As fast growing e-pharmacies eat into the incomes of lakhs of small chemist outlets, nearly 850,000 of them will remain shut on 14 October to protest against the online sale of drugs.
The one-day nationwide strike called by the All India Organisation of Chemists and Druggists (AIOCD) comes after a government panel started its work on framing regulations for the online pharmacies.
Retail chemists say that e-pharmacies will "challenge their businesses" and result in abuse of medicines. They also contend that it will be "easier" to purchase medicines online many times with a single prescription.
"Our children are savvy to social media. If they put one prescription online, they will take a picture and send it to other companies to get medicines," Reuters quoted AIOCD president JS Shinde as saying.
Shinde said that an indefinite strike may be called if the government does not halt online sale of medicines.
However, medical shops in hospitals and 24-hour pharmacies will remain open.
While Apollo Hospitals Enterprise is looking to launch an online portal for selling drugs in India, Zigy and Sequoia Capital-backed 1 mg have already been running e-pharmacies.
Varun Gupta, head of medical affairs at 1 mg, said that the company sees about 60 million visitors a month on its website and its mobile app saw 3.5 million downloads in the past three years.
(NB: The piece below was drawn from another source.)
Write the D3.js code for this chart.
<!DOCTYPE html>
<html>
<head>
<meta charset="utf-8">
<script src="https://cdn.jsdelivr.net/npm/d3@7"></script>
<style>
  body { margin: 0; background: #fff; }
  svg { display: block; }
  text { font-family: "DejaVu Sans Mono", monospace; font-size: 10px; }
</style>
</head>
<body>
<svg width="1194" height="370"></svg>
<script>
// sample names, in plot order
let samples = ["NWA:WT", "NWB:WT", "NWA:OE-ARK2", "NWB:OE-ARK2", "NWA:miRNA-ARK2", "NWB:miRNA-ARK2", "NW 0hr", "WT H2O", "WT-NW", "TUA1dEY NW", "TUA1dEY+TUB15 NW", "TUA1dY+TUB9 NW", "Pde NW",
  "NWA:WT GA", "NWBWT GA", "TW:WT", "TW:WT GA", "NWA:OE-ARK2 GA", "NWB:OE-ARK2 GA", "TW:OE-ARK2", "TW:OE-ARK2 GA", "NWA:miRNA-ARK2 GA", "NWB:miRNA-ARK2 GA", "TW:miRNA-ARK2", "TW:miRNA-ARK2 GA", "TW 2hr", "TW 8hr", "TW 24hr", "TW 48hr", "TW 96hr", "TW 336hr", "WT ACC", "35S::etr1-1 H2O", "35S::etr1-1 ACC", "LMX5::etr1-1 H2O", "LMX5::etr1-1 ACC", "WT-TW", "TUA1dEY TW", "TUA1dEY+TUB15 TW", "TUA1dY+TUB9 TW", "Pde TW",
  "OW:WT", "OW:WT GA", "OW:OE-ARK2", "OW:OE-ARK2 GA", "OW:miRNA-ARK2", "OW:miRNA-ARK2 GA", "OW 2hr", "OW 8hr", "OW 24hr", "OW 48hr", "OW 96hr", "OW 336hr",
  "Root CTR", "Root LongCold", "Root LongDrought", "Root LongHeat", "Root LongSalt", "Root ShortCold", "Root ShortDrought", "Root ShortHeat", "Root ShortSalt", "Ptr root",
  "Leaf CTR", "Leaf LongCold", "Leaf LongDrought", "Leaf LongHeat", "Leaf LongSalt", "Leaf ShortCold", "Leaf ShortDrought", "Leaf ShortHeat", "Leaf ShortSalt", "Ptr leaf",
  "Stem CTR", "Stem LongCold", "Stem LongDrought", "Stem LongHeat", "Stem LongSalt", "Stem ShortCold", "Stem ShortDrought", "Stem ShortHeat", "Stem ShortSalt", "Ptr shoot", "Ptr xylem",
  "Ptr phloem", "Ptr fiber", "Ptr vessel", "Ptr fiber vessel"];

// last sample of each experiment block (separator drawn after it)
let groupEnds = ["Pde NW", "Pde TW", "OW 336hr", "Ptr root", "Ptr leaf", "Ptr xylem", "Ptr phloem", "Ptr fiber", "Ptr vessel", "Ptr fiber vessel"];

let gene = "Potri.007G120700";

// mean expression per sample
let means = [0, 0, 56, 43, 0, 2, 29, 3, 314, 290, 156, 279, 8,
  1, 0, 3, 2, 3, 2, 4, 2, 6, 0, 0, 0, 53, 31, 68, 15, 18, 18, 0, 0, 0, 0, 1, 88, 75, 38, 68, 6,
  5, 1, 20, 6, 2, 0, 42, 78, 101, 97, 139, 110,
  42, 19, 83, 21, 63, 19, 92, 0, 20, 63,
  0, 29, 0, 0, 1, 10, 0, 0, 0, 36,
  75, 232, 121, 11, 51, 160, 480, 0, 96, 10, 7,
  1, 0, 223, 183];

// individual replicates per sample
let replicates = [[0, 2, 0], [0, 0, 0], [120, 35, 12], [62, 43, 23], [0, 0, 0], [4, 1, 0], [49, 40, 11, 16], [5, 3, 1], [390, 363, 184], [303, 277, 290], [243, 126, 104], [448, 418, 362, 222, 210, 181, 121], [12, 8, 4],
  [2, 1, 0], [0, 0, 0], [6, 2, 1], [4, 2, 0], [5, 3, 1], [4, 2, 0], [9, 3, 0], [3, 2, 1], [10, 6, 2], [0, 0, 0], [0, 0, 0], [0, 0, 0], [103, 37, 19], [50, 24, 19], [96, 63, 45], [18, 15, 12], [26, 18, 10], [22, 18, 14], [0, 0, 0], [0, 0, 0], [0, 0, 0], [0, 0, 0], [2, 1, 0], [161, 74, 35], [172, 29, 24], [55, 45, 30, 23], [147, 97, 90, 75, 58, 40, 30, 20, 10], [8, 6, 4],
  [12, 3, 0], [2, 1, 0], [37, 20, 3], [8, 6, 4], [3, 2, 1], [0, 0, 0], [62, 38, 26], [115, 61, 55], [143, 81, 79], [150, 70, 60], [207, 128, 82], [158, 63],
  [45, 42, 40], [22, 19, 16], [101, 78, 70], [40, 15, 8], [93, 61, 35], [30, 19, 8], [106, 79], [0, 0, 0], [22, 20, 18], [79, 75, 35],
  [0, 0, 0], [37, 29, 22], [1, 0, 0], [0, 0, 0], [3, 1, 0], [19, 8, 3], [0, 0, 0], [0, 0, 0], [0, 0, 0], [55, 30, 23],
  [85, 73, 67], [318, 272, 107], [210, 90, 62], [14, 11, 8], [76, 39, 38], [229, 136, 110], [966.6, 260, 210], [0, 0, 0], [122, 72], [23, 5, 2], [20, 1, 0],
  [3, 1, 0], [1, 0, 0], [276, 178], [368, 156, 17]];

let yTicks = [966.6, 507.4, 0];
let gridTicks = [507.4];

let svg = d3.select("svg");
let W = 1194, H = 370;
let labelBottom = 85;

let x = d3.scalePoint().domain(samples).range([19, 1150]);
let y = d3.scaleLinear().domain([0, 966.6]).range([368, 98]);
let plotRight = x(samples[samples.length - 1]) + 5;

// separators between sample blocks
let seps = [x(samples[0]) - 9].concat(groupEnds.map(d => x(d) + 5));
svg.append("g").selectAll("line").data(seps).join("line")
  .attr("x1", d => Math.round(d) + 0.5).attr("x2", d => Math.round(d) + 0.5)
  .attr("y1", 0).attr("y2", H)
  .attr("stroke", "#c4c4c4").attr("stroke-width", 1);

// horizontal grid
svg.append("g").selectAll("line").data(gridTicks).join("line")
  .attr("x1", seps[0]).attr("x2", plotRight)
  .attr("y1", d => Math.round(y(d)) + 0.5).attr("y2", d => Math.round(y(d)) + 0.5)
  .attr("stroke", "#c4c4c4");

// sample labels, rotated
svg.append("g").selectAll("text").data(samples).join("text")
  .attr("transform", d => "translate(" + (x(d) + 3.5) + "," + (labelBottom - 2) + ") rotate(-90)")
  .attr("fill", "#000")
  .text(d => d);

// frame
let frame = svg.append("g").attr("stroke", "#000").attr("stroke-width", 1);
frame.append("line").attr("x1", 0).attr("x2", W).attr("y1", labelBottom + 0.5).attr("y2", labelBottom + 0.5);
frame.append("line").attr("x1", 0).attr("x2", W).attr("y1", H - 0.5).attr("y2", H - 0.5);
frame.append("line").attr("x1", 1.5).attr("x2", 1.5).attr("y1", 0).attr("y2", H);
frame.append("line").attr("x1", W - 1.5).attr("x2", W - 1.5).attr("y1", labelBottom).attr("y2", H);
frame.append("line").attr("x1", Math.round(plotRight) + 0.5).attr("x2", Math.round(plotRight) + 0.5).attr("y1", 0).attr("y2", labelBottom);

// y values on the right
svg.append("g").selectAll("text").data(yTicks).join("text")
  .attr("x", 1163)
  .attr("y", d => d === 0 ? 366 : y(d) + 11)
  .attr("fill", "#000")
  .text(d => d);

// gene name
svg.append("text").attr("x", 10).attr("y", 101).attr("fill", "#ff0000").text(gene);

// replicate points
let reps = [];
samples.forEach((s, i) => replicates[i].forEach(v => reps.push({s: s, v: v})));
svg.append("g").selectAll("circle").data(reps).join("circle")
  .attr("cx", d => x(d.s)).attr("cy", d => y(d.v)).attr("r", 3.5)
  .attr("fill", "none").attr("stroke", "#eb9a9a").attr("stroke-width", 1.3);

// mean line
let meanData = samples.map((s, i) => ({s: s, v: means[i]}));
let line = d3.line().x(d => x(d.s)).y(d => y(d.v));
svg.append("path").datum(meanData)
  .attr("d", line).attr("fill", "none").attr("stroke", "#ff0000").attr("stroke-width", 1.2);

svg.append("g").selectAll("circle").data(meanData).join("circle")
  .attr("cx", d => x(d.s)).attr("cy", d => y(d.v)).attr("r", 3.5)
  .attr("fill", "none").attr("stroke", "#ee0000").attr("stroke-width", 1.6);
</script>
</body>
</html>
"We expect new regulations to give clarity for online players to exist," said Hemant Bhardwaj, chief executive at Zigy.
Apollo's Joint Managing Director Sangita Reddy said that they will begin selling drugs online after the government announces the new regulations.
"A huge database of medicines makes it a one-stop shop," said Thongsuanmung Vualnam, a New Delhi health consultant, who recently began shopping on e-pharmacies.